The rand fell to its lowest level against the dollar in almost seven weeks as concern that an impasse over the U.S. budget cuts and Europe’s debt crisis will derail the global economy damped appetite for riskier assets.
South Africa’s currency retreated as much as 1.6 percent to 8.3268, the weakest since Oct. 4, and traded 1.2 percent down at 8.2995 at 4:36 p.m. in Johannesburg, extending last week’s 3.2 percent decline. Against the euro, the rand weakened 0.8 percent to 11.1783.
The dollar gained against all but one of the 25 emerging- market currencies monitored by Bloomberg as investors sought safety. Emerging-market stocks fell for a fifth day, the longest losing streak since August, and the Standard & Poor’s GSCI index of 24 raw materials slumped to a two-week low. South Africa’s benchmark stock index dropped for a fourth day, led by commodity exporters including Anglo American Plc and BHP Billiton Ltd.
“The rand is being weighed down by the euro-area concerns,” Nomvuyo Guma, a Johannesburg-based currency strategist at Standard Bank Group Ltd., Africa’s biggest rand trader, said in a phone interview. “If you add to that the U.S. situation, it really is a risk-off day.”
Italian bonds fell, sending yields higher, and Spain’s opposition won a parliamentary majority, making the ruling Socialists the fifth European government to be ejected amid the region’s debt crisis.

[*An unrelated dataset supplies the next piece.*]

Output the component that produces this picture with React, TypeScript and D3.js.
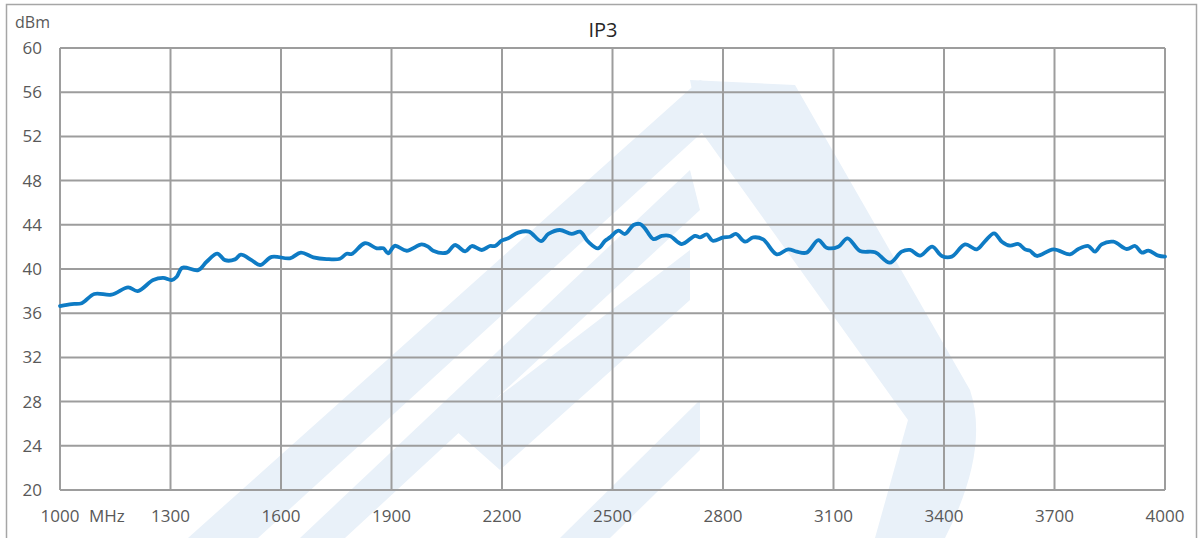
import React, {useRef, useEffect} from 'react';
import * as d3 from 'd3';

// frequency (MHz) and IP3 (dBm)
const freqs = [1000, 1032, 1059, 1093, 1140, 1185, 1211, 1253, 1280, 1303, 1317, 1332, 1375, 1398, 1427, 1448, 1475, 1491,
  1520, 1543, 1575, 1624, 1654, 1688, 1724, 1760, 1778, 1792, 1828, 1860, 1878, 1891, 1909, 1941, 1982, 2000,
  2013, 2050, 2072, 2100, 2118, 2145, 2167, 2181, 2199, 2217, 2244, 2273, 2306, 2326, 2357, 2389, 2412, 2434,
  2461, 2480, 2493, 2516, 2534, 2557, 2575, 2588, 2611, 2634, 2656, 2688, 2724, 2738, 2756, 2772, 2801, 2819,
  2835, 2860, 2882, 2909, 2946, 2977, 3000, 3027, 3059, 3081, 3113, 3138, 3172, 3213, 3253, 3285, 3308, 3335,
  3368, 3394, 3421, 3457, 3489, 3511, 3536, 3557, 3579, 3602, 3620, 3633, 3652, 3697, 3742, 3765, 3792, 3810,
  3828, 3860, 3896, 3919, 3937, 3955, 3982, 4000];
const ip3 = [36.65, 36.83, 36.9, 37.74, 37.68, 38.34, 38.0, 39.0, 39.19, 39.0, 39.3, 40.12, 39.9, 40.66, 41.4, 40.8, 40.87, 41.3,
  40.8, 40.36, 41.1, 40.97, 41.48, 41.06, 40.9, 40.93, 41.38, 41.36, 42.33, 41.87, 41.87, 41.42, 42.1, 41.65, 42.23, 42.0,
  41.65, 41.48, 42.17, 41.6, 42.08, 41.72, 42.08, 42.08, 42.56, 42.78, 43.29, 43.38, 42.53, 43.17, 43.53, 43.17, 43.38, 42.47,
  41.87, 42.56, 42.86, 43.47, 43.17, 43.98, 44.07, 43.68, 42.71, 43.0, 42.99, 42.26, 43.0, 42.86, 43.13, 42.56, 42.86, 42.92,
  43.17, 42.47, 42.86, 42.68, 41.33, 41.78, 41.57, 41.48, 42.62, 41.93, 42.02, 42.78, 41.63, 41.51, 40.57, 41.57, 41.72, 41.21,
  42.02, 41.18, 41.12, 42.23, 41.78, 42.5, 43.23, 42.47, 42.11, 42.26, 41.78, 41.66, 41.18, 41.78, 41.33, 41.81, 42.08, 41.57,
  42.23, 42.47, 41.81, 42.08, 41.48, 41.66, 41.21, 41.12];

const xTicks = [1000, 1300, 1600, 1900, 2200, 2500, 2800, 3100, 3400, 3700, 4000];
const yTicks = [20, 24, 28, 32, 36, 40, 44, 48, 52, 56, 60];

// faint logo in the background
const watermark = [
  'M 188 538 L 258 538 L 742 96 L 700 80 Z',
  'M 300 538 L 345 538 L 700 210 L 690 170 Z',
  'M 455 430 L 500 470 L 690 300 L 690 250 Z',
  'M 690 80 L 795 85 L 970 390 Q 990 450 945 538 L 875 538 L 908 420 L 700 130 Z',
  'M 560 538 L 610 538 L 700 450 L 700 400 Z',
];

export default function App(){
    const ref = useRef(null);
    const W = 1202, H = 538;
    const margin = {top: 48, right: 37, bottom: 48, left: 60};

    useEffect(() => {
        const svg = d3.select(ref.current);
        svg.selectAll('*').remove();
        const x = d3.scaleLinear().domain([1000, 4000]).range([margin.left, W - margin.right]);
        const y = d3.scaleLinear().domain([20, 60]).range([H - margin.bottom, margin.top]);
        const font = "'Open Sans', sans-serif";
        const grid = '#9d9d9d';

        svg.append('rect').attr('width', W).attr('height', H).attr('fill', '#fff');
        svg.append('rect')
            .attr('x', 6.5).attr('y', 4.5).attr('width', W - 12).attr('height', H + 10)
            .attr('fill', 'none').attr('stroke', '#a6a6a6').attr('stroke-width', 1.5);

        svg.append('g').selectAll('path').data(watermark).enter()
            .append('path').attr('d', d => d).attr('fill', '#e9f1f9');

        // grid
        svg.append('g').selectAll('line').data(yTicks).enter().append('line')
            .attr('x1', x(1000)).attr('x2', x(4000))
            .attr('y1', d => y(d)).attr('y2', d => y(d))
            .attr('stroke', grid).attr('stroke-width', 2);
        svg.append('g').selectAll('line').data(xTicks).enter().append('line')
            .attr('x1', d => x(d)).attr('x2', d => x(d))
            .attr('y1', y(20)).attr('y2', y(60))
            .attr('stroke', grid).attr('stroke-width', 2);

        // labels
        svg.append('g').selectAll('text').data(yTicks).enter().append('text')
            .attr('x', 42).attr('y', d => y(d) + 6)
            .attr('text-anchor', 'end').attr('font-family', font).attr('font-size', 17)
            .attr('fill', '#595959').text(d => d);
        svg.append('g').selectAll('text').data(xTicks).enter().append('text')
            .attr('x', d => x(d)).attr('y', 522)
            .attr('text-anchor', 'middle').attr('font-family', font).attr('font-size', 17)
            .attr('fill', '#595959').text(d => d);
        svg.append('text').attr('x', 89).attr('y', 522)
            .attr('font-family', font).attr('font-size', 17).attr('fill', '#595959').text('MHz');
        svg.append('text').attr('x', 15).attr('y', 28)
            .attr('font-family', font).attr('font-size', 16).attr('fill', '#595959').text('dBm');
        svg.append('text').attr('x', 603).attr('y', 37).attr('text-anchor', 'middle')
            .attr('font-family', font).attr('font-size', 20).attr('fill', '#262626').text('IP3');

        // curve
        const line = d3.line<number>()
            .x((d, i) => x(freqs[i]))
            .y(d => y(d))
            .curve(d3.curveCatmullRom.alpha(0.5));
        svg.append('path').attr('d', line(ip3))
            .attr('fill', 'none').attr('stroke', '#0e7bc4').attr('stroke-width', 3.8)
            .attr('stroke-linejoin', 'round').attr('stroke-linecap', 'round');
    }, []);

    return (
        <svg ref={ref} width={W} height={H} style={{position: 'absolute', left: 0, top: 0}}/>
    );
}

A U.S. congressional committee is likely to announce today it failed to agree on deficit cuts, according to a Democratic aide who wasn’t authorized to discuss internal matters publicly and requested not to be identified.
South African Bonds
South African bonds declined, driving 10-year yields to the highest in a week, ahead of the release of inflation data on Nov. 23 which may show consumer prices rising to near the upper end of the central bank’s 3 percent to 6 percent target range.
The yield on 6.75 percent securities due 2021 rose seven basis points, or 0.07 percentage point, to 8.098 percent, the highest on a closing basis since Oct. 18.
South Africa’s consumer price index rose to 5.9 percent in October, from 5.7 percent the previous month, according to the median estimate of 18 economists in a Bloomberg survey.
“We think the risk to the inflation data is to the upside,” Rand Merchant Bank analysts led by Theuns de Wet said in a research note. “This, combined with the potential for the rand to remain under pressure, should keep bond yields elevated.”
Inflation will likely breach the target this quarter and peak in the first quarter of 2012, central bank Governor Gill Marcus said on Nov. 10.